A highly imaginative approach to literature (and to life in general) can lead to imprecision.

6 thoughts on “From the bins of minimalists”

  1. Ha ha! This beautiful minimalist lady has kept some photographs of this fountain pen from which I can enjoy the beauty of the pen without the weight of the responsibility of actually looking after it!

    In a spirit of reciprocation maybe I could find my ’90s Global Hypercolour t-shirt in your bin as that’s an item I wouldn’t hesitate to rescue right now!

    Enjoy your find x

  2. Oh, phew! I thought hard about whether to post this in case you asked for it back! I have included a reference to it in the bit of my novel I’ve been writing this evening, too, just for good measure.
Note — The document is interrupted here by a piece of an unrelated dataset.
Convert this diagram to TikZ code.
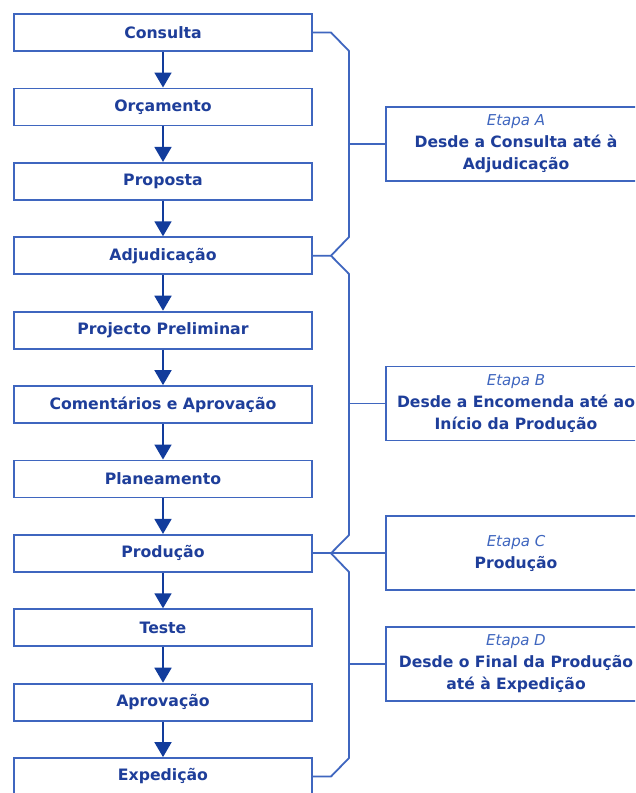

Well, I call it a novel – at the moment it seems to be morphing into a list of all the things I wish I could go back to the 1970s and buy!

  3. If Miranda wanted her ‘51 back you could have had mine. It is made in the USA and was bought by my (step) grandfather on a trip to the States late 60’s early 70’s.

  4. Hey, Glenbo, you know I will take any old rubbish off your hands, give it back to you when you need it, take it back when you’re bored, give it back… and so on until the end of eternity! Speaking of which, do you want your Brompton rack pack back?

  5. Er, no I haven’t got a rack on my Brompton any more. I foolishly dumped it when we moved to Salhouse. I have some bicycles I’m not using at the moment if you want them!

  6. Ah, I too have some bicycles I am not using. I would be using at least one of them if I sorted out brake pads. Must take advantage of the fair weather to do some maintenance.